The standard assumption is that if I firm is earning an extraordinary level of profits, that will draw new entrants to compete with it and the profit margins will decline. But for years now Apple has been able to maintain extremely high margins in its various businesses and consequently it sits upon a giant and growing horde of cash:
Fortune‘s Andy Zaky argues that when you keep this in mind that means that Apple’s share prices reflect an irrationally low estimate of its “enterprise value.” An alternative interpretation is that they reflect a market assumption that this cash will eventually be wasted.
Microsoft, for example, seems to have decided that the best thing to do with its hugely profitable OS and Office businesses is lose stupendous sums of money trying to compete with Google via a stunningly profit-negative Online Services division:
Karl Smith calls this “burning the corporate commons” and it’s a big impact on our economy. Not that firms never successfully launch new product lines. Microsoft’s Online Services Division may lose tons of money, but the XBox is a successful product, and obviously Apple’s decision to reinvest iPod profits into iPhone and then iPad development has paid off well. But firms that reinvest profits in smart ways only end up with what Apple has—an even bigger wad of cash to eventually waste.

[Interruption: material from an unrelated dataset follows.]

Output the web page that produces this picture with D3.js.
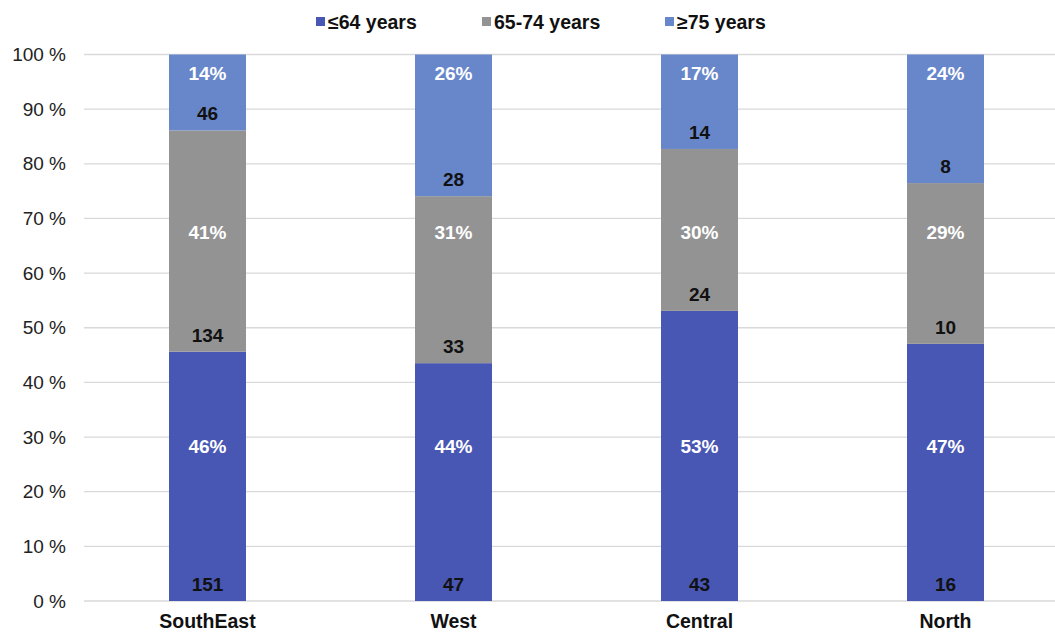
<!DOCTYPE html>
<html>
<head>
<meta charset="utf-8">
<script src="https://cdn.jsdelivr.net/npm/d3@7"></script>
<style>
  body { margin: 0; background: white; }
  text { font-family: "Liberation Sans", Arial, sans-serif; }
</style>
</head>
<body>
<div id="chart"></div>
<script>
// data
var regions  = ["SouthEast", "West", "Central", "North"];
var groups   = ["≤64 years", "65-74 years", "≥75 years"];
var under65  = [151, 47, 43, 16];
var age65_74 = [134, 33, 24, 10];
var over75   = [46, 28, 14, 8];
// percentage labels as printed
var pctUnder65  = [46, 44, 53, 47];
var pct65_74    = [41, 31, 30, 29];
var pctOver75   = [14, 26, 17, 24];
var yTicks   = [0, 10, 20, 30, 40, 50, 60, 70, 80, 90, 100];

var colors = ["#4856B4", "#939393", "#6887CA"];
var pctLabels = [pctUnder65, pct65_74, pctOver75];
// the percentage labels sit at fixed heights in the original
var pctLevels = [28.3, 67.5, 96.6];

var width = 1055, height = 633;

var svg = d3.select("#chart").append("svg")
  .attr("width", width)
  .attr("height", height);

var x = d3.scaleBand()
  .domain(regions)
  .range([84.5, 1068.5])
  .paddingInner(0.687)
  .paddingOuter(0.3435);

var y = d3.scaleLinear()
  .domain([0, 100])
  .range([601, 54.5]);

// gridlines
svg.append("g").selectAll("line")
  .data(yTicks)
  .enter().append("line")
  .attr("x1", 84).attr("x2", width)
  .attr("y1", function(d) { return y(d); })
  .attr("y2", function(d) { return y(d); })
  .style("stroke", "#d9d9d9")
  .style("stroke-width", 1.3);

// y axis labels
var yAxis = d3.axisLeft(y)
  .tickValues(yTicks)
  .tickFormat(function(d) { return d + " %"; })
  .tickSize(0)
  .tickPadding(0);

svg.append("g")
  .attr("transform", "translate(66,0)")
  .call(yAxis)
  .call(function(g) { g.select(".domain").remove(); })
  .selectAll("text")
  .style("font-size", "19px")
  .style("fill", "#222")
  .style("font-family", "'Liberation Sans', Arial, sans-serif");

// build rows
var rows = regions.map(function(r, i) {
  return { region: r, idx: i, a: under65[i], b: age65_74[i], c: over75[i] };
});

var stack = d3.stack()
  .keys(["a", "b", "c"])
  .offset(d3.stackOffsetExpand);

var series = stack(rows);

var layers = svg.selectAll("g.layer")
  .data(series)
  .enter().append("g")
  .attr("class", "layer")
  .style("fill", function(d, i) { return colors[i]; });

layers.selectAll("rect")
  .data(function(d) { return d; })
  .enter().append("rect")
  .attr("x", function(d) { return x(d.data.region); })
  .attr("width", x.bandwidth())
  .attr("y", function(d) { return y(d[1] * 100); })
  .attr("height", function(d) { return y(d[0] * 100) - y(d[1] * 100); });

// count labels at the bottom of each segment, percentages at fixed levels
layers.each(function(s, li) {
  d3.select(this).selectAll("text.count")
    .data(s)
    .enter().append("text")
    .attr("class", "count")
    .attr("x", function(d) { return x(d.data.region) + x.bandwidth() / 2; })
    .attr("y", function(d) { return y(d[0] * 100) - 10; })
    .attr("text-anchor", "middle")
    .style("font-size", "19px")
    .style("font-weight", "bold")
    .style("fill", "#111")
    .text(function(d) { return d.data[s.key]; });

  d3.select(this).selectAll("text.pct")
    .data(s)
    .enter().append("text")
    .attr("class", "pct")
    .attr("x", function(d) { return x(d.data.region) + x.bandwidth() / 2; })
    .attr("y", y(pctLevels[li]))
    .attr("dy", "0.35em")
    .attr("text-anchor", "middle")
    .style("font-size", "19px")
    .style("font-weight", "bold")
    .style("fill", "white")
    .text(function(d) { return pctLabels[li][d.data.idx] + "%"; });
});

// category labels
svg.append("g").selectAll("text")
  .data(regions)
  .enter().append("text")
  .attr("x", function(d) { return x(d) + x.bandwidth() / 2; })
  .attr("y", 628)
  .attr("text-anchor", "middle")
  .style("font-size", "19.5px")
  .style("font-weight", "bold")
  .style("fill", "#111")
  .text(function(d) { return d; });

// legend
var legendX = [316, 482, 665];
var legend = svg.append("g").selectAll("g")
  .data(groups)
  .enter().append("g")
  .attr("transform", function(d, i) { return "translate(" + legendX[i] + ",0)"; });

legend.append("rect")
  .attr("x", 0).attr("y", 17)
  .attr("width", 9).attr("height", 9)
  .style("fill", function(d, i) { return colors[i]; });

legend.append("text")
  .attr("x", 12).attr("y", 29)
  .style("font-size", "19.5px")
  .style("font-weight", "bold")
  .style("fill", "#111")
  .text(function(d) { return d; });
</script>
</body>
</html>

I don’t really think the impulse to burn the commons can be eradicated in a sustainable way. The fact that you need to be irrationally overconfident in your own business acumen to become a top executive at a major firm is only slightly paradoxical. But social norms around the wastage seem to change over time. Back in the proverbial day AT&T and IBM wasted a lot of money on funding basic scientific research, while today’s firms seem to prefer to waste money by entering new product markets.